<<<<

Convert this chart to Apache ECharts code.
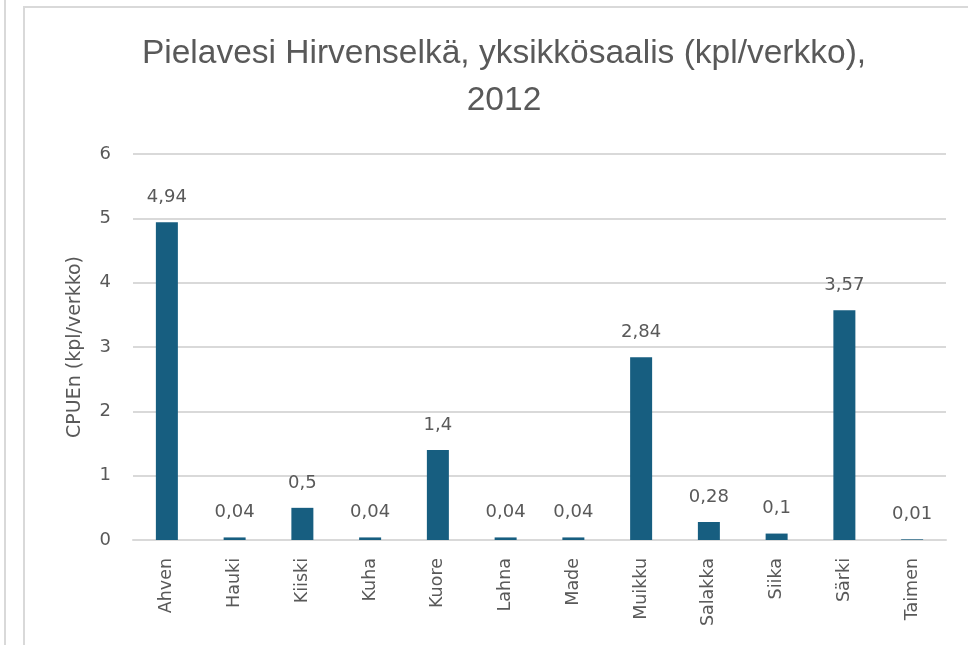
<!DOCTYPE html>
<html lang="fi">
<head>
<meta charset="UTF-8">
<title>Pielavesi Hirvenselkä</title>
<script src="https://cdn.jsdelivr.net/npm/echarts@6/dist/echarts.min.js"></script>
<style>
	html,body{margin:0;padding:0;height:100%;background:#fff;}
	#main{width:968px;height:645px;}
</style>
</head>
<body>
<div id="main"></div>
<script type="text/javascript">
	// lajit ja yksikkösaalis
	var lajit = ['Ahven','Hauki','Kiiski','Kuha','Kuore','Lahna','Made','Muikku','Salakka','Siika','Särki','Taimen'];
	var cpue = [4.94, 0.04, 0.5, 0.04, 1.4, 0.04, 0.04, 2.84, 0.28, 0.1, 3.57, 0.01];
	var yTicks = [0, 1, 2, 3, 4, 5, 6];

	var harmaa = '#595959';
	var otsikkoFontti = '"Liberation Sans", Arial, sans-serif';
	var fontti = '"DejaVu Sans", sans-serif';

	var myChart = echarts.init(document.getElementById('main'));
	var option = {
		animation: false,
		textStyle: {fontFamily: fontti},
		title: {
			text: 'Pielavesi Hirvenselkä, yksikkösaalis (kpl/verkko),\n2012',
			left: 499,
			textAlign: 'center',
			top: 25,
			textStyle: {fontFamily: otsikkoFontti, fontSize: 33.5, fontWeight: 'normal', color: harmaa, lineHeight: 47}
		},
		graphic: [
			{type: 'line', shape: {x1: 5, y1: 0, x2: 5, y2: 645}, style: {stroke: '#d9d9d9', lineWidth: 2}},
			{type: 'rect', shape: {x: 24, y: 7, width: 960, height: 700}, style: {fill: 'none', stroke: '#d9d9d9', lineWidth: 2}}
		],
		grid: {left: 133, right: 22, top: 154, bottom: 105},
		xAxis: {
			type: 'category',
			data: lajit,
			axisLine: {lineStyle: {color: '#d9d9d9', width: 2}},
			axisTick: {show: false},
			axisLabel: {rotate: 90, color: harmaa, fontSize: 17.5, margin: 18}
		},
		yAxis: {
			type: 'value',
			min: yTicks[0],
			max: yTicks[yTicks.length - 1],
			interval: 1,
			name: 'CPUEn (kpl/verkko)',
			nameLocation: 'middle',
			nameGap: 48,
			nameTextStyle: {color: harmaa, fontSize: 19},
			axisLabel: {color: harmaa, fontSize: 18, margin: 22},
			splitLine: {lineStyle: {color: '#d9d9d9', width: 2}}
		},
		series: [{
			type: 'bar',
			data: cpue,
			barWidth: 22,
			itemStyle: {color: '#175e80'},
			label: {
				show: true,
				position: 'top',
				distance: 16,
				color: harmaa,
				fontSize: 18,
				formatter: function (p) { return String(p.value).replace('.', ','); }
			}
		}]
	};
	myChart.setOption(option);
</script>
</body>
</html>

>>>>

**PROBLEM STATEMENT**
Set down all the data again exactly as above, pictures excluded.

**RESPONSE TO THIS EXERCISE**
Convert this chart to Apache ECharts code.
<!DOCTYPE html>
<html lang="fi">
<head>
<meta charset="UTF-8">
<title>Pielavesi Hirvenselkä</title>
<script src="https://cdn.jsdelivr.net/npm/echarts@6/dist/echarts.min.js"></script>
<style>
	html,body{margin:0;padding:0;height:100%;background:#fff;}
	#main{width:968px;height:645px;}
</style>
</head>
<body>
<div id="main"></div>
<script type="text/javascript">
	// lajit ja yksikkösaalis
	var lajit = ['Ahven','Hauki','Kiiski','Kuha','Kuore','Lahna','Made','Muikku','Salakka','Siika','Särki','Taimen'];
	var cpue = [4.94, 0.04, 0.5, 0.04, 1.4, 0.04, 0.04, 2.84, 0.28, 0.1, 3.57, 0.01];
	var yTicks = [0, 1, 2, 3, 4, 5, 6];

	var harmaa = '#595959';
	var otsikkoFontti = '"Liberation Sans", Arial, sans-serif';
	var fontti = '"DejaVu Sans", sans-serif';

	var myChart = echarts.init(document.getElementById('main'));
	var option = {
		animation: false,
		textStyle: {fontFamily: fontti},
		title: {
			text: 'Pielavesi Hirvenselkä, yksikkösaalis (kpl/verkko),\n2012',
			left: 499,
			textAlign: 'center',
			top: 25,
			textStyle: {fontFamily: otsikkoFontti, fontSize: 33.5, fontWeight: 'normal', color: harmaa, lineHeight: 47}
		},
		graphic: [
			{type: 'line', shape: {x1: 5, y1: 0, x2: 5, y2: 645}, style: {stroke: '#d9d9d9', lineWidth: 2}},
			{type: 'rect', shape: {x: 24, y: 7, width: 960, height: 700}, style: {fill: 'none', stroke: '#d9d9d9', lineWidth: 2}}
		],
		grid: {left: 133, right: 22, top: 154, bottom: 105},
		xAxis: {
			type: 'category',
			data: lajit,
			axisLine: {lineStyle: {color: '#d9d9d9', width: 2}},
			axisTick: {show: false},
			axisLabel: {rotate: 90, color: harmaa, fontSize: 17.5, margin: 18}
		},
		yAxis: {
			type: 'value',
			min: yTicks[0],
			max: yTicks[yTicks.length - 1],
			interval: 1,
			name: 'CPUEn (kpl/verkko)',
			nameLocation: 'middle',
			nameGap: 48,
			nameTextStyle: {color: harmaa, fontSize: 19},
			axisLabel: {color: harmaa, fontSize: 18, margin: 22},
			splitLine: {lineStyle: {color: '#d9d9d9', width: 2}}
		},
		series: [{
			type: 'bar',
			data: cpue,
			barWidth: 22,
			itemStyle: {color: '#175e80'},
			label: {
				show: true,
				position: 'top',
				distance: 16,
				color: harmaa,
				fontSize: 18,
				formatter: function (p) { return String(p.value).replace('.', ','); }
			}
		}]
	};
	myChart.setOption(option);
</script>
</body>
</html>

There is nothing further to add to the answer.